Oral History Program plans book signings, sales for holidays

11/20/2008 | By: Natalie Savidge  |

Illustrated with 140 full-page photos, Reno Now and Then is a new book published by the University of Nevada, Reno's Oral History Program that documents the remarkable transformation the city has undergone during the past 100 years. The work of preservationists/photographers Neal Cobb and Jerry Fenwick, Reno Now and Then draws on the extensive historic photo collections of its authors and the collection of the Nevada Historical Society.

Historically significant Reno homes, businesses and other locations are shown as originally photographed many years ago and as they appeared when re-photographed by Fenwick and Cobb in 2008. The images are accompanied by authoritative captions, rich in little-known information about the community and its built environment. Introductory essays by Nevada State Archivist Guy Rocha and newspaper columnist Karl Breckenridge establish context.

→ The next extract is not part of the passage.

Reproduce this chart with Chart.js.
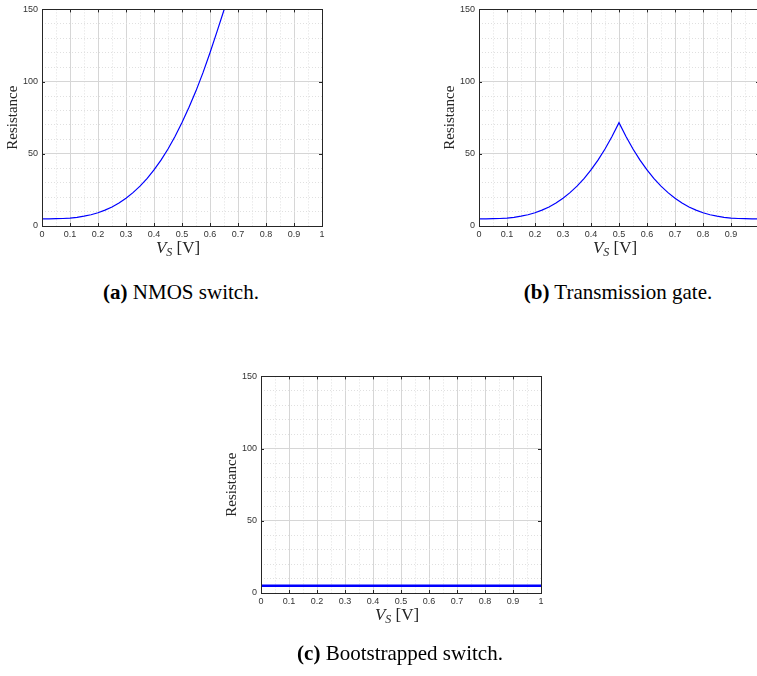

Reno is one of the few Nevada towns that was never a boom-and-bust mining camp. Sitting astride the Truckee River and the main road from northern California mining camps, in its early days it offered travelers crude shelter and a bridge across the river. With the coming of the first transcontinental railroad in 1869, Reno found itself situated along a major cross-country route. Positioned in this manner, the city became a thriving transportation and distribution hub for ranching, agriculture, and mining, and a center of banking and law firms. It retains some of that character today; but, since the 1950s, its economy and its identity have been dominated by the casino gaming industry.

Through historic photos and contemporary re-photography of selected locations, Reno Now and Then illustrates the ongoing collision between the consequences of development and a desire for stable links with the city's past. Most of the pictures in its pages will be new to the reader.

Co-author Jerry Fenwick said, "Neal and I hope that longtime Reno residents will remember fondly some of the scenes depicted and that newcomers will gain a better understanding of the historic development of the town they now call home."

Drawing on photos selected from the book, students from the University's Reynolds School of Journalism created a digital "morphing" feature for Nevada Humanities' Online Nevada Encyclopedia (ONE). The feature will debut Nov. 20 and can be viewed by visiting the New Features section of ONE at Online Nevada.

Priced at $24.95, the book will be in area bookstores by Nov. 20. Cobb and Fenwick will appear for book signings at the following locations: 

  • Sundance Bookstore, 1155 W. Fourth St., Reno, Dec. 6, 1 to 3 p.m.
  • Nevada Historical Society, 1650 N. Virginia St., Reno, Dec. 13, 1 to 3 p.m.
  • Westerner's Reno Corral, Sands Regency Hotel-Casino Steakhouse, Dec. 18, 6:30 p.m.
  • Good Old Days club, Reno Elks Lodge, 597 Kumle Lane, Reno, Dec. 19, noon.